We in Sonoma enjoy a particular status as the location of the most northward of the Missions, and notably, the birthplace of the State of California. At the very center of the City of Sonoma, the Sonoma Barracks, now a State Park, provides constant testimony to our place in history through its presence. Our Valley is filled with such history, and its value to the community is priceless.
While we celebrate our place in history, however, we also have the tendency to cherry-pick it, choosing to pay attention to those aspects which support our current policies and politics and ignoring or forgetting the aspects that do not.
The further away history appears in our rear view mirror, the more easily we acknowledge and accept it. The distance of events in time inclines us towards sentimentality and that engenders protectiveness and appreciation of its passing. The displayed list of Native Americans who died during the Mission period, essentially a list of subjugated slaves, is one example of our coming to terms, belatedly, with a history many if not all in this community had forgotten. But overall, the founding of Sonoma, the Bear Flag revolt and the role of General Mariano Vallejo are now viewed as charming relics.
Of less consequence is the history of twenty or thirty years ago, yet it is precisely this more recent history which forms the foundation of the present. In this sense, our rear view mirror is foggy and obscured; as our institutional memory has faded, we often don’t remember how we’ve arrived at our present situation.

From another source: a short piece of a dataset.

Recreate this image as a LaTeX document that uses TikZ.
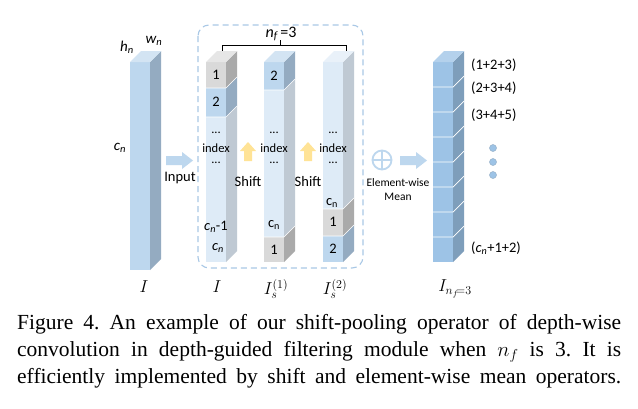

For example, a city policy associated with historic preservation allows the “adaptive reuse” of historic structures which might otherwise deteriorate and be lost. On its face, it seems a reasonable and creative solution to properties which might otherwise be impossible to preserve over time. But how many people actually understand how or why this policy was developed or its implications? The recent City Council approval of the historic Maysonnave House on 1st St. East as a League for Historic Preservation event center allowing up to 12 private weddings per year for as many as 120 people is an example of such adaptive reuse. What should, in our opinion, have been a full-fledged examination of the property bequest by Paul Masonnave and a detailed discussion of land-use issues and parking by the Planning Commission was instead a one-meeting exercise in feel-good decision-making.
When it comes to cataloging older history there is great energy expended; photos, manuscripts, artifacts and interpretative materials are searched out and preserved. When it comes to recent city policy history, however, this enthusiasm wanes because at present it is too difficult to see the context of policy development, how it evolved and understanding why our vision, goals, policies and regulations exist to guide us into the future. We can’t know where we’re going if we don’t know where we’ve been. Thus, the basis of city policy and knowing history are intertwined.
Transparency in government is a critical way to help our community understand its future through its past. We suggest that unless our records are complete, searchable and easily accessible to the public, elected officials and staff, our decision-making will perilously ignore our own lessons of recent history.